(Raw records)
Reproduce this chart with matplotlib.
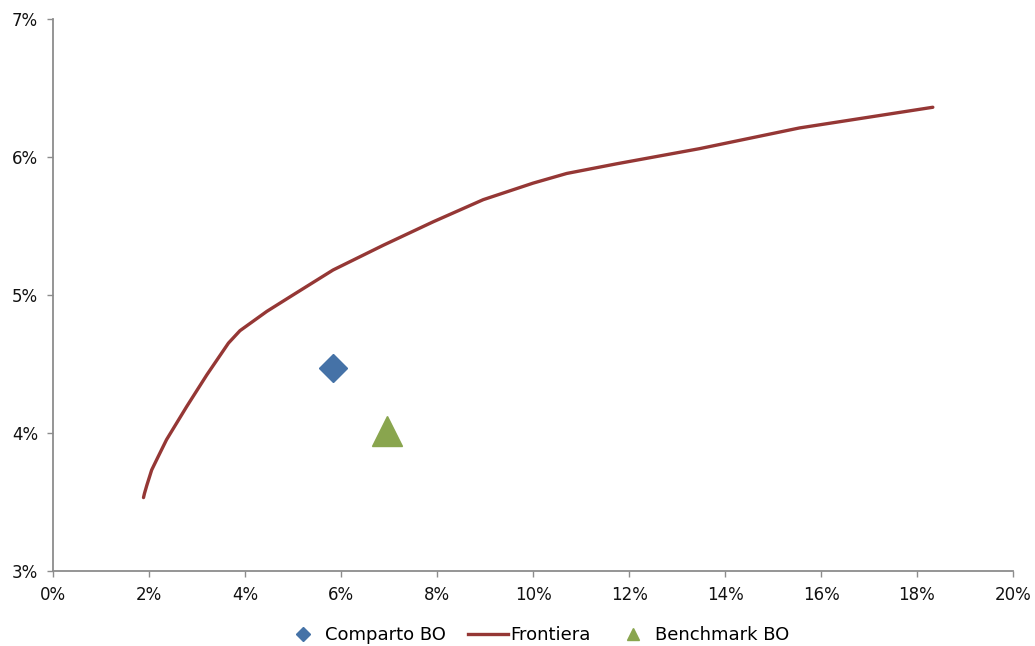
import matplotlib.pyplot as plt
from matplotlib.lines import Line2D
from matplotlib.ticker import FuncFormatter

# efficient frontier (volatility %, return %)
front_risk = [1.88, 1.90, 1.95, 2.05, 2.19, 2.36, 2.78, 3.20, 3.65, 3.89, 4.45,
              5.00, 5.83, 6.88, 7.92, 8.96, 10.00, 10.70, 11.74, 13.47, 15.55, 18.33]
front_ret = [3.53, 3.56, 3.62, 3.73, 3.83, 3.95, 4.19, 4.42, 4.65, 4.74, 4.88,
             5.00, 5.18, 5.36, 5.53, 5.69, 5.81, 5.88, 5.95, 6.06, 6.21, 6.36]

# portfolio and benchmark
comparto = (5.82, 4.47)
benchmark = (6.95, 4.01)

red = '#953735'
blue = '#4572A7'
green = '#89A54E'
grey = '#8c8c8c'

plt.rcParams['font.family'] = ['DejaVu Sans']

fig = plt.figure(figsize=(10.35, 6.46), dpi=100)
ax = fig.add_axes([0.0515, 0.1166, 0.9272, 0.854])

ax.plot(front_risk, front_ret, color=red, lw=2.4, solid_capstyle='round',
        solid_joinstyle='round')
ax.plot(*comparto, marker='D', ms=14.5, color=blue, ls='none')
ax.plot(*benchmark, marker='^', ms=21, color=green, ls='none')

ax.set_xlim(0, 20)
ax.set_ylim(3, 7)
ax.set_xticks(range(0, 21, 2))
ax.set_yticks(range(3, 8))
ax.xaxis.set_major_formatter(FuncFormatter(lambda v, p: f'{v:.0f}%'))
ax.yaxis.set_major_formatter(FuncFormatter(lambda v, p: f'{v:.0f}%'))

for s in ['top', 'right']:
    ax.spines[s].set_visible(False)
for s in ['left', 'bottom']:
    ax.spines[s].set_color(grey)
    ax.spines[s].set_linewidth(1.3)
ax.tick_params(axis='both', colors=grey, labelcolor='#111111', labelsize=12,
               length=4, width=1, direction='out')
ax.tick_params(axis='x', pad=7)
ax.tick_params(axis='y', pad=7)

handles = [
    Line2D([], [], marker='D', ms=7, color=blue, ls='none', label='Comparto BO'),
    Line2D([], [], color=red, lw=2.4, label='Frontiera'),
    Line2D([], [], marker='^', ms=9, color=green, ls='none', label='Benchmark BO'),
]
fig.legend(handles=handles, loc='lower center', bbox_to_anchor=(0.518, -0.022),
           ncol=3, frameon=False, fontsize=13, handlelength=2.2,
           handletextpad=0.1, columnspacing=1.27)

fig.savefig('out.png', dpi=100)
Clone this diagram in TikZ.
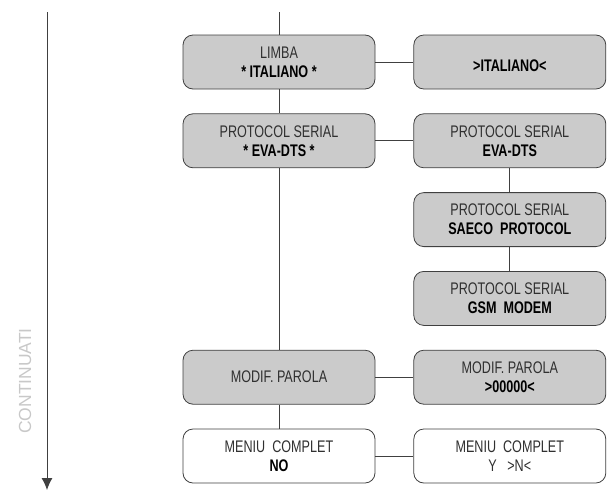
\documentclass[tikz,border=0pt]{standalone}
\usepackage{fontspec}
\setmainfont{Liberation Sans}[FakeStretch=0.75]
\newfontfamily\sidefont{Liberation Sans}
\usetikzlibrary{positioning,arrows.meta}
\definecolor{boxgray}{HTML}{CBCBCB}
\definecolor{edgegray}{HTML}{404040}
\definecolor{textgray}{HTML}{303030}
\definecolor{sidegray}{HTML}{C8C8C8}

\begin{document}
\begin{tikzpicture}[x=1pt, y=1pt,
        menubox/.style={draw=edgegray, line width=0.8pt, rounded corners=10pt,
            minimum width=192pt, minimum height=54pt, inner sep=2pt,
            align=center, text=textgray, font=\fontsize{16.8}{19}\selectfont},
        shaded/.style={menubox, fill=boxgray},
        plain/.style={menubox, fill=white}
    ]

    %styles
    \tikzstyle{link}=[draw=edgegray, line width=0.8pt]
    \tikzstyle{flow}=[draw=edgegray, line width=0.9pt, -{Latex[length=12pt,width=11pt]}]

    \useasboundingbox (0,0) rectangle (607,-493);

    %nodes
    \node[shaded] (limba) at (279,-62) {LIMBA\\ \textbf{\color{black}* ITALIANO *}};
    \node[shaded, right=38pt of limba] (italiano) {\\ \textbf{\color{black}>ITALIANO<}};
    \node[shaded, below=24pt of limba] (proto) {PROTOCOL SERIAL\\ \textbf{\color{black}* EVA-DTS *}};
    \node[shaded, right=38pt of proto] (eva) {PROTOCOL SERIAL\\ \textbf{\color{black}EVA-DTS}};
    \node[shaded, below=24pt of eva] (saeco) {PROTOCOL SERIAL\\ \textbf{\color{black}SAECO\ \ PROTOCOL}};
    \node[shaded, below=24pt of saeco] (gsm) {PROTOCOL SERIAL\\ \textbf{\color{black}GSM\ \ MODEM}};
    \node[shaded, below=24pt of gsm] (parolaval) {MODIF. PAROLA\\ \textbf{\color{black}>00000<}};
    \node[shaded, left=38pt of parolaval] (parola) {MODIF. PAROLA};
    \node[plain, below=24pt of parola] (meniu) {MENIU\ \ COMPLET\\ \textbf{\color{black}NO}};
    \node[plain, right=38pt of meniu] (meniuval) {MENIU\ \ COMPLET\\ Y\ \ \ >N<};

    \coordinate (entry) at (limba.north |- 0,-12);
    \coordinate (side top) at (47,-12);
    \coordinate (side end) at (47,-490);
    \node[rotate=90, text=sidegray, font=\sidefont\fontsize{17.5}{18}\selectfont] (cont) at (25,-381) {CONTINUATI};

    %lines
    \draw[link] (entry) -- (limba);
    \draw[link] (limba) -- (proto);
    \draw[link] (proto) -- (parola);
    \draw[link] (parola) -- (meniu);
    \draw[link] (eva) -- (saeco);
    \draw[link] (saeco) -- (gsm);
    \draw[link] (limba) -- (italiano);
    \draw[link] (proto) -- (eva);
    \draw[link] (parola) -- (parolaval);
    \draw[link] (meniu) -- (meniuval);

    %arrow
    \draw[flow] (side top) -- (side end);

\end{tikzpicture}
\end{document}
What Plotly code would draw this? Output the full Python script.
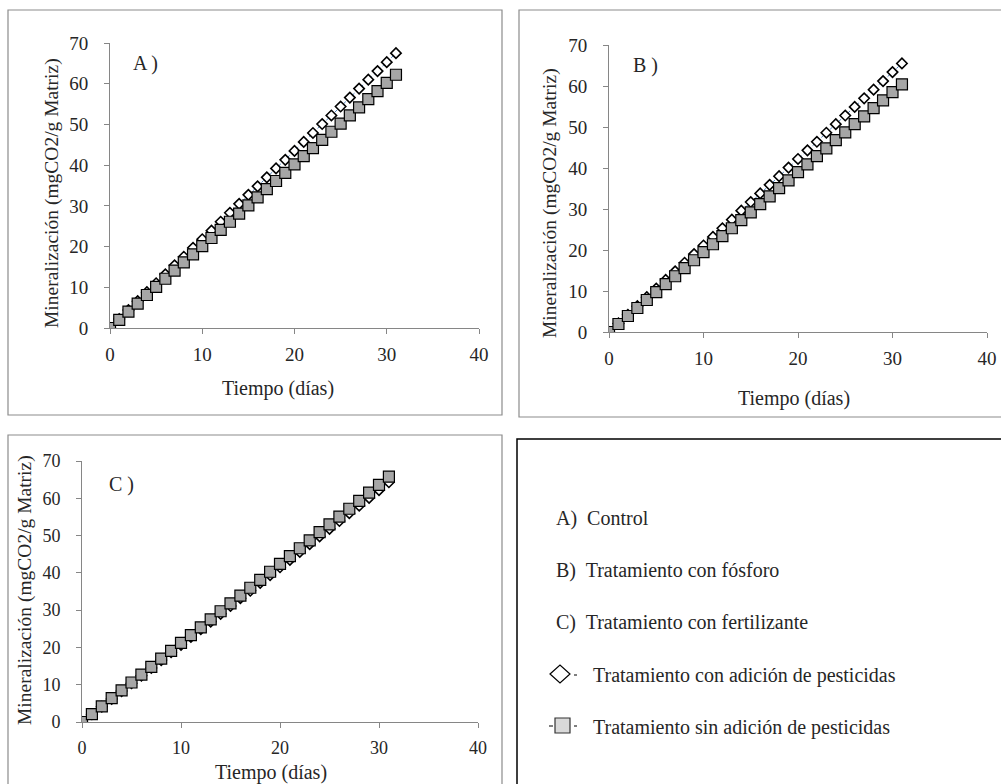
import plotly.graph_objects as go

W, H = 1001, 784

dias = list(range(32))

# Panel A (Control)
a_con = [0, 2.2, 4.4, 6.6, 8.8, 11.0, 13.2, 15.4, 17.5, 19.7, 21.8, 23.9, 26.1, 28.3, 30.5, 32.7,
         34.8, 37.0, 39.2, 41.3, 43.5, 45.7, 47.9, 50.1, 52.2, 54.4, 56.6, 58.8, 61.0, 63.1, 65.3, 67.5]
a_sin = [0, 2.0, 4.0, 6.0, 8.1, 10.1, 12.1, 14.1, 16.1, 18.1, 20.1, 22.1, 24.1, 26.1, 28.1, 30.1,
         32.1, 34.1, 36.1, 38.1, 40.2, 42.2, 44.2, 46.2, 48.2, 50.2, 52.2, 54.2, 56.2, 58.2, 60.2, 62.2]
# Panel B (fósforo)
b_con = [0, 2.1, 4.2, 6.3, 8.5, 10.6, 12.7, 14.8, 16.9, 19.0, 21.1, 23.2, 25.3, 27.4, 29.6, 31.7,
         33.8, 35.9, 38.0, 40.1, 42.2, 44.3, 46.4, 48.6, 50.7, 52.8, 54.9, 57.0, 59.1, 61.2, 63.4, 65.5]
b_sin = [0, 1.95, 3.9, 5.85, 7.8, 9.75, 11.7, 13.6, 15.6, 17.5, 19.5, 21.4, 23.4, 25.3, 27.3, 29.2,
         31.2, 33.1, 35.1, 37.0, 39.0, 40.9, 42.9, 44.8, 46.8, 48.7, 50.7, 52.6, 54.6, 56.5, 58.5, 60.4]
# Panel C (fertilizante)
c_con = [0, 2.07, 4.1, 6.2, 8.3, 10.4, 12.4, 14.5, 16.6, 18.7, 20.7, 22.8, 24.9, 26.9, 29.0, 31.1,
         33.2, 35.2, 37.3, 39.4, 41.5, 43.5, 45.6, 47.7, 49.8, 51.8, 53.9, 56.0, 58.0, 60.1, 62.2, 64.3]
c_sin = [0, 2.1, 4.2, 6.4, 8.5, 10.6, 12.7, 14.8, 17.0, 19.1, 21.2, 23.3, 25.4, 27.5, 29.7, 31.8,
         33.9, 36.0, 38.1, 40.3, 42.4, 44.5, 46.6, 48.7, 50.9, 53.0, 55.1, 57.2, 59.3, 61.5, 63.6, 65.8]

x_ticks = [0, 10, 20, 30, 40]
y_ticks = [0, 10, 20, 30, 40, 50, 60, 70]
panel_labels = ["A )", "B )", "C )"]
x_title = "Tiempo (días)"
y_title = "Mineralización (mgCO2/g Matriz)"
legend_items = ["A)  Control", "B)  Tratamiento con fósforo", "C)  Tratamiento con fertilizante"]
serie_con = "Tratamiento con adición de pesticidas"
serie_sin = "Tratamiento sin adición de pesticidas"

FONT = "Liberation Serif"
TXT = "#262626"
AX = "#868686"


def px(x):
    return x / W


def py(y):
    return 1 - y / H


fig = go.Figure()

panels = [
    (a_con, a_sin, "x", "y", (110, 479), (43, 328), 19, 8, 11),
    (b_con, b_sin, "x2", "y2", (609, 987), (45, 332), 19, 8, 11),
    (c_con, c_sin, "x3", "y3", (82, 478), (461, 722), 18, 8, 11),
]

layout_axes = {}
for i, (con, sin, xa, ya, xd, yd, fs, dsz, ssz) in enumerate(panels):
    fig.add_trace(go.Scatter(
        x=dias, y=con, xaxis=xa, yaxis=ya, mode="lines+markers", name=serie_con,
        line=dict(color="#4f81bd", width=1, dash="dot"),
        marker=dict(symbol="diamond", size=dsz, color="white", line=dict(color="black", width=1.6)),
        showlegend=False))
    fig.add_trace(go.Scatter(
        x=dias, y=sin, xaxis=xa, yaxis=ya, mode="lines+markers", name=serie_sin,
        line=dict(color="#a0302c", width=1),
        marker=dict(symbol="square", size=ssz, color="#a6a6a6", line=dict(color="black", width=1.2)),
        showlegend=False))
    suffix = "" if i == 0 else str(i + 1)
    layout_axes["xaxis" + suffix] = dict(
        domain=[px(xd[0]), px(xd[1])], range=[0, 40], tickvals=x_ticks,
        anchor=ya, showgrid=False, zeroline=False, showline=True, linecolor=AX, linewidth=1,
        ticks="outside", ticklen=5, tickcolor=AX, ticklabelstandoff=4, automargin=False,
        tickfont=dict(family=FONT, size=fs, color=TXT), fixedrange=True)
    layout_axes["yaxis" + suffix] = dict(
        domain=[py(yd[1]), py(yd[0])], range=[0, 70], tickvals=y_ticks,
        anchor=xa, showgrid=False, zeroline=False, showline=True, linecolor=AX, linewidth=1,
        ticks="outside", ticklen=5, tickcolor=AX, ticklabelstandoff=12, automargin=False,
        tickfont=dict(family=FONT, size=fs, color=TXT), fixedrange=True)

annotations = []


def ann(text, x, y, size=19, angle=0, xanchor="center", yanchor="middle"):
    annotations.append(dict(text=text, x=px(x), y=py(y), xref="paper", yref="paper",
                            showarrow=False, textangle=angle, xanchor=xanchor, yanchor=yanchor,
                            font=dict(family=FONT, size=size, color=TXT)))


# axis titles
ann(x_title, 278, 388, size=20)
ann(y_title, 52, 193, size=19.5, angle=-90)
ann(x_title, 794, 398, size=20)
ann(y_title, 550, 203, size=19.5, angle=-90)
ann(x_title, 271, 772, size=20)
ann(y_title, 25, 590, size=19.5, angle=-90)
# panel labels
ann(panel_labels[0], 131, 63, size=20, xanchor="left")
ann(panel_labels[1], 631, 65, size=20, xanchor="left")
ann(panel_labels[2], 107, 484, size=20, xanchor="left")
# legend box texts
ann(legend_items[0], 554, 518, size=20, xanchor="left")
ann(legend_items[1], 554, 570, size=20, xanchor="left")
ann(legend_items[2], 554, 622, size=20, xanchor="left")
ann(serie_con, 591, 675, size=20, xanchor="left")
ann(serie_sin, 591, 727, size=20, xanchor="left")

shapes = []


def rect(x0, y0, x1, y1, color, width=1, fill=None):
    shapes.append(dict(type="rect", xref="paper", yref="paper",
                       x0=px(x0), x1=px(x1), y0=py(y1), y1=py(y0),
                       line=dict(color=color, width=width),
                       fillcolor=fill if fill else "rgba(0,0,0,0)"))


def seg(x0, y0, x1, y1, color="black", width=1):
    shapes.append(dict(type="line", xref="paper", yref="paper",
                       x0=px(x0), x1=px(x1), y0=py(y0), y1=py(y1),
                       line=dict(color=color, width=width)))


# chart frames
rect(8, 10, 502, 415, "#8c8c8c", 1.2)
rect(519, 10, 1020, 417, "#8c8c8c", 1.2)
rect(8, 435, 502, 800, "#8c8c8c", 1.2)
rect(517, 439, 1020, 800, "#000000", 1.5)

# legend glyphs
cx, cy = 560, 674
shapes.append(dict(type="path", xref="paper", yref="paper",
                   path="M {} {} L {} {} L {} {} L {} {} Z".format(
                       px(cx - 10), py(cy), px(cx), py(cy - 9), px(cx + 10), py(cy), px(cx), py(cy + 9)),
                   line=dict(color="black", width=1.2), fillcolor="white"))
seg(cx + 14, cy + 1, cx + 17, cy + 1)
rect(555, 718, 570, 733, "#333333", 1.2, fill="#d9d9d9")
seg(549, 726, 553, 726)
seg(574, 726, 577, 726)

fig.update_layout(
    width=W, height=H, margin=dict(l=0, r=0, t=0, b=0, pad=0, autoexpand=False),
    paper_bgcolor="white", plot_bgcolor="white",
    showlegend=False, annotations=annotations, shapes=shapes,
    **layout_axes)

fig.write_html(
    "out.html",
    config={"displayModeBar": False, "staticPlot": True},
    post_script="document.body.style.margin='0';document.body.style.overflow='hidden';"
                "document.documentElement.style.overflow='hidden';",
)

Stated exercise> Reproduce the records above from their first line to the line bearing "6.06, 6.21, 6.36]", both ends included, leaving every picture out.

Reply>
Reproduce this chart with matplotlib.
import matplotlib.pyplot as plt
from matplotlib.lines import Line2D
from matplotlib.ticker import FuncFormatter

# efficient frontier (volatility %, return %)
front_risk = [1.88, 1.90, 1.95, 2.05, 2.19, 2.36, 2.78, 3.20, 3.65, 3.89, 4.45,
              5.00, 5.83, 6.88, 7.92, 8.96, 10.00, 10.70, 11.74, 13.47, 15.55, 18.33]
front_ret = [3.53, 3.56, 3.62, 3.73, 3.83, 3.95, 4.19, 4.42, 4.65, 4.74, 4.88,
             5.00, 5.18, 5.36, 5.53, 5.69, 5.81, 5.88, 5.95, 6.06, 6.21, 6.36]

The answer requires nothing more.